• **Description of the task**: From the listing that follows, output everything exactly except the pictures.

---*---

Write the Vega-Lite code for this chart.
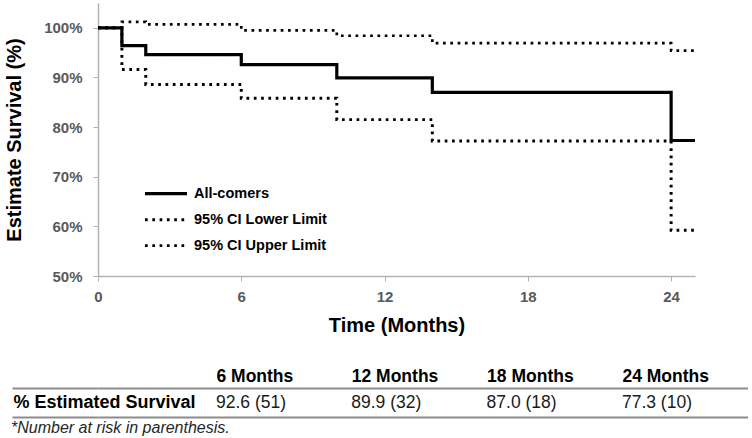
{
  "$schema": "https://vega.github.io/schema/vega-lite/v6.json",
  "padding": {"left": 4, "top": 3, "right": 0, "bottom": 0},
  "config": {
    "font": "Liberation Sans",
    "view": {"stroke": null}
  },
  "spacing": 32,
  "vconcat": [
    {
      "width": 597,
      "height": 273,
      "data": {
        "values": [
          {"series": "95% CI Lower Limit", "month": 0, "survival": 100},
          {"series": "95% CI Lower Limit", "month": 1, "survival": 91.6},
          {"series": "95% CI Lower Limit", "month": 2, "survival": 88.6},
          {"series": "95% CI Lower Limit", "month": 6, "survival": 85.8},
          {"series": "95% CI Lower Limit", "month": 10, "survival": 81.5},
          {"series": "95% CI Lower Limit", "month": 14, "survival": 77.2},
          {"series": "95% CI Lower Limit", "month": 24, "survival": 59.2},
          {"series": "95% CI Lower Limit", "month": 25, "survival": 59.2},
          {"series": "95% CI Upper Limit", "month": 0, "survival": 100},
          {"series": "95% CI Upper Limit", "month": 1, "survival": 101.2},
          {"series": "95% CI Upper Limit", "month": 2, "survival": 100.7},
          {"series": "95% CI Upper Limit", "month": 6, "survival": 99.5},
          {"series": "95% CI Upper Limit", "month": 10, "survival": 98.4},
          {"series": "95% CI Upper Limit", "month": 14, "survival": 96.9},
          {"series": "95% CI Upper Limit", "month": 24, "survival": 95.4},
          {"series": "95% CI Upper Limit", "month": 25, "survival": 95.4},
          {"series": "All-comers", "month": 0, "survival": 100},
          {"series": "All-comers", "month": 1, "survival": 96.4},
          {"series": "All-comers", "month": 2, "survival": 94.6},
          {"series": "All-comers", "month": 6, "survival": 92.6},
          {"series": "All-comers", "month": 10, "survival": 89.9},
          {"series": "All-comers", "month": 14, "survival": 87.0},
          {"series": "All-comers", "month": 24, "survival": 77.3},
          {"series": "All-comers", "month": 25, "survival": 77.3}
        ]
      },
      "mark": {"type": "line", "interpolate": "step-after", "strokeCap": "butt", "color": "black"},
      "encoding": {
        "x": {
          "field": "month",
          "type": "quantitative",
          "scale": {"domain": [0, 25], "nice": false, "zero": false},
          "axis": {
            "values": [0, 6, 12, 18, 24],
            "title": "Time (Months)",
            "titleFontSize": 20,
            "titleFontWeight": "bold",
            "titleColor": "black",
            "titlePadding": 11,
            "labelFontSize": 15,
            "labelFontWeight": "bold",
            "labelColor": "#595959",
            "labelPadding": 8,
            "labelFlush": false,
            "tickSize": 5,
            "tickColor": "#b3b3b3",
            "domainColor": "#b3b3b3",
            "domainWidth": 1.5,
            "grid": false
          }
        },
        "y": {
          "field": "survival",
          "type": "quantitative",
          "scale": {"domain": [50, 105], "nice": false, "zero": false},
          "axis": {
            "values": [50, 60, 70, 80, 90, 100],
            "labelExpr": "datum.value + '%'",
            "title": "Estimate Survival (%)",
            "titleFontSize": 20,
            "titleFontWeight": "bold",
            "titleColor": "black",
            "titlePadding": 19,
            "labelFontSize": 15,
            "labelFontWeight": "bold",
            "labelColor": "#595959",
            "labelPadding": 11,
            "tickSize": 5,
            "tickColor": "#b3b3b3",
            "domainColor": "#b3b3b3",
            "domainWidth": 1.5,
            "grid": false
          }
        },
        "strokeDash": {
          "field": "series",
          "type": "nominal",
          "scale": {
            "domain": ["All-comers", "95% CI Lower Limit", "95% CI Upper Limit"],
            "range": [[1, 0], [2.7, 4.6], [2.7, 4.6]]
          },
          "legend": {
            "orient": "none",
            "legendX": 45,
            "legendY": 178,
            "title": null,
            "symbolType": "stroke",
            "symbolSize": 1764,
            "symbolStrokeColor": "black",
            "clipHeight": 25.4,
            "rowPadding": 0,
            "padding": 0,
            "labelOffset": 5,
            "labelFontSize": 14.5,
            "labelFontWeight": "bold",
            "labelColor": "black"
          }
        },
        "strokeWidth": {
          "field": "series",
          "type": "nominal",
          "scale": {
            "domain": ["All-comers", "95% CI Lower Limit", "95% CI Upper Limit"],
            "range": [3.2, 2.7, 2.7]
          }
        }
      }
    },
    {
      "width": 650,
      "height": 29.3,
      "data": {
        "values": [
          {"measure": "% Estimated Survival", "month": 6, "estimate": 92.6, "at_risk": 51},
          {"measure": "% Estimated Survival", "month": 12, "estimate": 89.9, "at_risk": 32},
          {"measure": "% Estimated Survival", "month": 18, "estimate": 87.0, "at_risk": 18},
          {"measure": "% Estimated Survival", "month": 24, "estimate": 77.3, "at_risk": 10}
        ]
      },
      "title": {
        "text": "*Number at risk in parenthesis.",
        "orient": "bottom",
        "anchor": "start",
        "frame": "bounds",
        "fontSize": 16,
        "fontStyle": "italic",
        "fontWeight": "normal",
        "color": "#262626",
        "offset": 2
      },
      "transform": [
        {"calculate": "format(datum.estimate, '.1f') + ' (' + datum.at_risk + ')'", "as": "cell"}
      ],
      "mark": {"type": "text", "align": "left", "baseline": "middle", "fontSize": 17.5, "color": "#1a1a1a"},
      "encoding": {
        "x": {
          "field": "month",
          "type": "quantitative",
          "scale": {"domain": [0.77, 29.59], "nice": false, "zero": false},
          "axis": {
            "orient": "top",
            "values": [6, 12, 18, 24],
            "labelExpr": "datum.value + ' Months'",
            "labelAlign": "left",
            "labelFlush": false,
            "ticks": false,
            "domain": false,
            "grid": false,
            "labelPadding": 3,
            "labelFontSize": 17.5,
            "labelFontWeight": "bold",
            "labelColor": "black",
            "title": null
          }
        },
        "y": {
          "field": "measure",
          "type": "nominal",
          "scale": {"type": "band", "paddingInner": 0, "paddingOuter": 0},
          "axis": {
            "bandPosition": 1,
            "tickExtra": true,
            "ticks": true,
            "tickSize": 86,
            "tickColor": "#8c8c8c",
            "tickWidth": 2,
            "grid": true,
            "gridColor": "#8c8c8c",
            "gridWidth": 2,
            "domain": false,
            "labelAlign": "left",
            "labelBaseline": "middle",
            "labelPadding": -1,
            "labelOffset": 0,
            "labelLimit": 400,
            "labelFontSize": 18,
            "labelFontWeight": "bold",
            "labelColor": "black",
            "title": null
          }
        },
        "text": {"field": "cell"}
      }
    }
  ]
}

---*---

• **Solution to this task**:
Write the Vega-Lite code for this chart.
{
  "$schema": "https://vega.github.io/schema/vega-lite/v6.json",
  "padding": {"left": 4, "top": 3, "right": 0, "bottom": 0},
  "config": {
    "font": "Liberation Sans",
    "view": {"stroke": null}
  },
  "spacing": 32,
  "vconcat": [
    {
      "width": 597,
      "height": 273,
      "data": {
        "values": [
          {"series": "95% CI Lower Limit", "month": 0, "survival": 100},
          {"series": "95% CI Lower Limit", "month": 1, "survival": 91.6},
          {"series": "95% CI Lower Limit", "month": 2, "survival": 88.6},
          {"series": "95% CI Lower Limit", "month": 6, "survival": 85.8},
          {"series": "95% CI Lower Limit", "month": 10, "survival": 81.5},
          {"series": "95% CI Lower Limit", "month": 14, "survival": 77.2},
          {"series": "95% CI Lower Limit", "month": 24, "survival": 59.2},
          {"series": "95% CI Lower Limit", "month": 25, "survival": 59.2},
          {"series": "95% CI Upper Limit", "month": 0, "survival": 100},
          {"series": "95% CI Upper Limit", "month": 1, "survival": 101.2},
          {"series": "95% CI Upper Limit", "month": 2, "survival": 100.7},
          {"series": "95% CI Upper Limit", "month": 6, "survival": 99.5},
          {"series": "95% CI Upper Limit", "month": 10, "survival": 98.4},
          {"series": "95% CI Upper Limit", "month": 14, "survival": 96.9},
          {"series": "95% CI Upper Limit", "month": 24, "survival": 95.4},
          {"series": "95% CI Upper Limit", "month": 25, "survival": 95.4},
          {"series": "All-comers", "month": 0, "survival": 100},
          {"series": "All-comers", "month": 1, "survival": 96.4},
          {"series": "All-comers", "month": 2, "survival": 94.6},
          {"series": "All-comers", "month": 6, "survival": 92.6},
          {"series": "All-comers", "month": 10, "survival": 89.9},
          {"series": "All-comers", "month": 14, "survival": 87.0},
          {"series": "All-comers", "month": 24, "survival": 77.3},
          {"series": "All-comers", "month": 25, "survival": 77.3}
        ]
      },
      "mark": {"type": "line", "interpolate": "step-after", "strokeCap": "butt", "color": "black"},
      "encoding": {
        "x": {
          "field": "month",
          "type": "quantitative",
          "scale": {"domain": [0, 25], "nice": false, "zero": false},
          "axis": {
            "values": [0, 6, 12, 18, 24],
            "title": "Time (Months)",
            "titleFontSize": 20,
            "titleFontWeight": "bold",
            "titleColor": "black",
            "titlePadding": 11,
            "labelFontSize": 15,
            "labelFontWeight": "bold",
            "labelColor": "#595959",
            "labelPadding": 8,
            "labelFlush": false,
            "tickSize": 5,
            "tickColor": "#b3b3b3",
            "domainColor": "#b3b3b3",
            "domainWidth": 1.5,
            "grid": false
          }
        },
        "y": {
          "field": "survival",
          "type": "quantitative",
          "scale": {"domain": [50, 105], "nice": false, "zero": false},
          "axis": {
            "values": [50, 60, 70, 80, 90, 100],
            "labelExpr": "datum.value + '%'",
            "title": "Estimate Survival (%)",
            "titleFontSize": 20,
            "titleFontWeight": "bold",
            "titleColor": "black",
            "titlePadding": 19,
            "labelFontSize": 15,
            "labelFontWeight": "bold",
            "labelColor": "#595959",
            "labelPadding": 11,
            "tickSize": 5,
            "tickColor": "#b3b3b3",
            "domainColor": "#b3b3b3",
            "domainWidth": 1.5,
            "grid": false
          }
        },
        "strokeDash": {
          "field": "series",
          "type": "nominal",
          "scale": {
            "domain": ["All-comers", "95% CI Lower Limit", "95% CI Upper Limit"],
            "range": [[1, 0], [2.7, 4.6], [2.7, 4.6]]
          },
          "legend": {
            "orient": "none",
            "legendX": 45,
            "legendY": 178,
            "title": null,
            "symbolType": "stroke",
            "symbolSize": 1764,
            "symbolStrokeColor": "black",
            "clipHeight": 25.4,
            "rowPadding": 0,
            "padding": 0,
            "labelOffset": 5,
            "labelFontSize": 14.5,
            "labelFontWeight": "bold",
            "labelColor": "black"
          }
        },
        "strokeWidth": {
          "field": "series",
          "type": "nominal",
          "scale": {
            "domain": ["All-comers", "95% CI Lower Limit", "95% CI Upper Limit"],
            "range": [3.2, 2.7, 2.7]
          }
        }
      }
    },
    {
      "width": 650,
      "height": 29.3,
      "data": {
        "values": [
          {"measure": "% Estimated Survival", "month": 6, "estimate": 92.6, "at_risk": 51},
          {"measure": "% Estimated Survival", "month": 12, "estimate": 89.9, "at_risk": 32},
          {"measure": "% Estimated Survival", "month": 18, "estimate": 87.0, "at_risk": 18},
          {"measure": "% Estimated Survival", "month": 24, "estimate": 77.3, "at_risk": 10}
        ]
      },
      "title": {
        "text": "*Number at risk in parenthesis.",
        "orient": "bottom",
        "anchor": "start",
        "frame": "bounds",
        "fontSize": 16,
        "fontStyle": "italic",
        "fontWeight": "normal",
        "color": "#262626",
        "offset": 2
      },
      "transform": [
        {"calculate": "format(datum.estimate, '.1f') + ' (' + datum.at_risk + ')'", "as": "cell"}
      ],
      "mark": {"type": "text", "align": "left", "baseline": "middle", "fontSize": 17.5, "color": "#1a1a1a"},
      "encoding": {
        "x": {
          "field": "month",
          "type": "quantitative",
          "scale": {"domain": [0.77, 29.59], "nice": false, "zero": false},
          "axis": {
            "orient": "top",
            "values": [6, 12, 18, 24],
            "labelExpr": "datum.value + ' Months'",
            "labelAlign": "left",
            "labelFlush": false,
            "ticks": false,
            "domain": false,
            "grid": false,
            "labelPadding": 3,
            "labelFontSize": 17.5,
            "labelFontWeight": "bold",
            "labelColor": "black",
            "title": null
          }
        },
        "y": {
          "field": "measure",
          "type": "nominal",
          "scale": {"type": "band", "paddingInner": 0, "paddingOuter": 0},
          "axis": {
            "bandPosition": 1,
            "tickExtra": true,
            "ticks": true,
            "tickSize": 86,
            "tickColor": "#8c8c8c",
            "tickWidth": 2,
            "grid": true,
            "gridColor": "#8c8c8c",
            "gridWidth": 2,
            "domain": false,
            "labelAlign": "left",
            "labelBaseline": "middle",
            "labelPadding": -1,
            "labelOffset": 0,
            "labelLimit": 400,
            "labelFontSize": 18,
            "labelFontWeight": "bold",
            "labelColor": "black",
            "title": null
          }
        },
        "text": {"field": "cell"}
      }
    }
  ]
}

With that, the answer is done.